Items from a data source
## Begin

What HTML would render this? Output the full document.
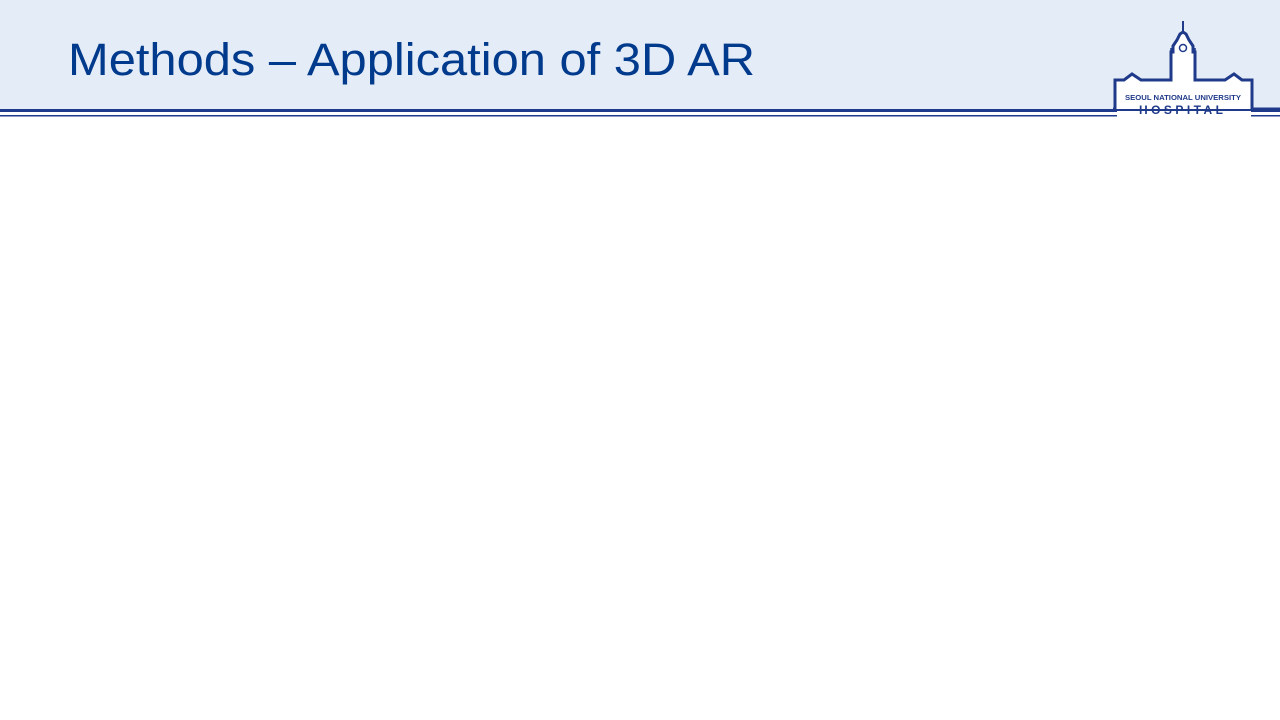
<!DOCTYPE html>
<html><head><meta charset="utf-8"><style>
html,body{margin:0;padding:0;background:#fff;width:1280px;height:720px;overflow:hidden}
</style></head><body>
<svg width="1280" height="720" viewBox="0 0 1280 720" xmlns="http://www.w3.org/2000/svg">
<rect x="0" y="0" width="1280" height="109" fill="#e4ecf7"/>
<rect x="0" y="109" width="1280" height="3" fill="#1f3a8a"/>
<rect x="0" y="115" width="1280" height="1.5" fill="#1f3a8a"/>
<text x="68" y="75" font-family="Liberation Sans, sans-serif" font-size="45" fill="#003a8c" textLength="687" lengthAdjust="spacingAndGlyphs">Methods – Application of 3D AR</text>
<!-- logo -->
<polygon points="1115,109 1115,80 1124,80 1132,74 1141,80 1171,80 1171,52 1173,52 1173,46 1177,40 1180,34 1183,32 1186,34 1189,40 1193,46 1193,52 1195,52 1195,80 1225,80 1234,74 1242,80 1252,80 1252,109" fill="#fff"/>
<polyline points="1113,109 1115,109 1115,80 1124,80 1132,74 1141,80 1171,80 1171,52 1173,52 1173,46 1177,40 1180,34 1183,32 1186,34 1189,40 1193,46 1193,52 1195,52 1195,80 1225,80 1234,74 1242,80 1252,80 1252,109 1280,109" fill="none" stroke="#1f3a8a" stroke-width="3"/>
<rect x="1117" y="111" width="134" height="9" fill="#fff"/>
<line x1="1183" y1="21" x2="1183" y2="32" stroke="#1f3a8a" stroke-width="2"/>
<circle cx="1183" cy="48" r="3.5" fill="none" stroke="#1f3a8a" stroke-width="1.5"/>
<line x1="1171" y1="48" x2="1171" y2="54" stroke="#1f3a8a" stroke-width="1.5"/>
<line x1="1195" y1="48" x2="1195" y2="54" stroke="#1f3a8a" stroke-width="1.5"/>
<text x="1183" y="100" text-anchor="middle" font-family="Liberation Sans, sans-serif" font-weight="bold" font-size="7.5" fill="#1f3a8a" textLength="116" lengthAdjust="spacingAndGlyphs">SEOUL NATIONAL UNIVERSITY</text>
<text x="1183" y="114" text-anchor="middle" font-family="Liberation Sans, sans-serif" font-weight="bold" font-size="12" fill="#1f3a8a" letter-spacing="4" textLength="88">HOSPITAL</text>
</svg>
</body></html>
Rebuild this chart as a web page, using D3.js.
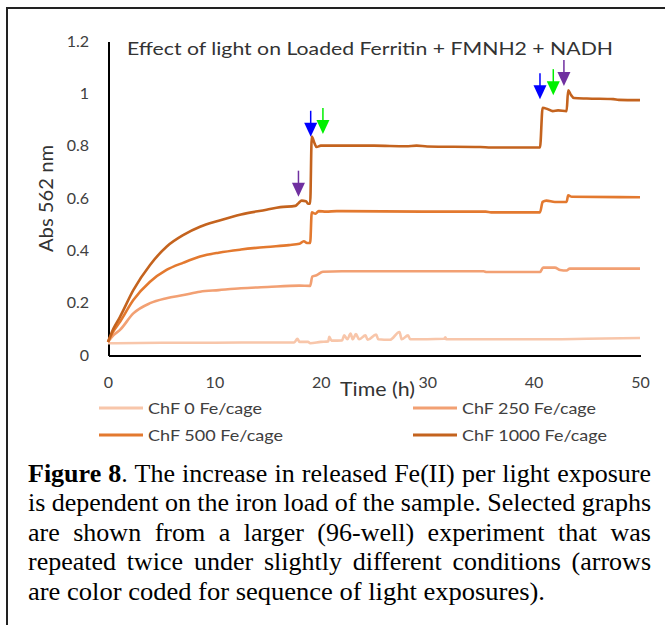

## End

*Exercise instructions*
Every record above should be written out again without change, except that the pictures are left out.

*Written solution*
What HTML would render this? Output the full document.
<!DOCTYPE html>
<html><head><meta charset="utf-8"><style>
html,body{margin:0;padding:0;background:#fff;width:1280px;height:720px;overflow:hidden}
</style></head><body>
<svg width="1280" height="720" viewBox="0 0 1280 720" xmlns="http://www.w3.org/2000/svg">
<rect x="0" y="0" width="1280" height="109" fill="#e4ecf7"/>
<rect x="0" y="109" width="1280" height="3" fill="#1f3a8a"/>
<rect x="0" y="115" width="1280" height="1.5" fill="#1f3a8a"/>
<text x="68" y="75" font-family="Liberation Sans, sans-serif" font-size="45" fill="#003a8c" textLength="687" lengthAdjust="spacingAndGlyphs">Methods – Application of 3D AR</text>
<!-- logo -->
<polygon points="1115,109 1115,80 1124,80 1132,74 1141,80 1171,80 1171,52 1173,52 1173,46 1177,40 1180,34 1183,32 1186,34 1189,40 1193,46 1193,52 1195,52 1195,80 1225,80 1234,74 1242,80 1252,80 1252,109" fill="#fff"/>
<polyline points="1113,109 1115,109 1115,80 1124,80 1132,74 1141,80 1171,80 1171,52 1173,52 1173,46 1177,40 1180,34 1183,32 1186,34 1189,40 1193,46 1193,52 1195,52 1195,80 1225,80 1234,74 1242,80 1252,80 1252,109 1280,109" fill="none" stroke="#1f3a8a" stroke-width="3"/>
<rect x="1117" y="111" width="134" height="9" fill="#fff"/>
<line x1="1183" y1="21" x2="1183" y2="32" stroke="#1f3a8a" stroke-width="2"/>
<circle cx="1183" cy="48" r="3.5" fill="none" stroke="#1f3a8a" stroke-width="1.5"/>
<line x1="1171" y1="48" x2="1171" y2="54" stroke="#1f3a8a" stroke-width="1.5"/>
<line x1="1195" y1="48" x2="1195" y2="54" stroke="#1f3a8a" stroke-width="1.5"/>
<text x="1183" y="100" text-anchor="middle" font-family="Liberation Sans, sans-serif" font-weight="bold" font-size="7.5" fill="#1f3a8a" textLength="116" lengthAdjust="spacingAndGlyphs">SEOUL NATIONAL UNIVERSITY</text>
<text x="1183" y="114" text-anchor="middle" font-family="Liberation Sans, sans-serif" font-weight="bold" font-size="12" fill="#1f3a8a" letter-spacing="4" textLength="88">HOSPITAL</text>
</svg>
</body></html>
Rebuild this chart as a web page, using D3.js.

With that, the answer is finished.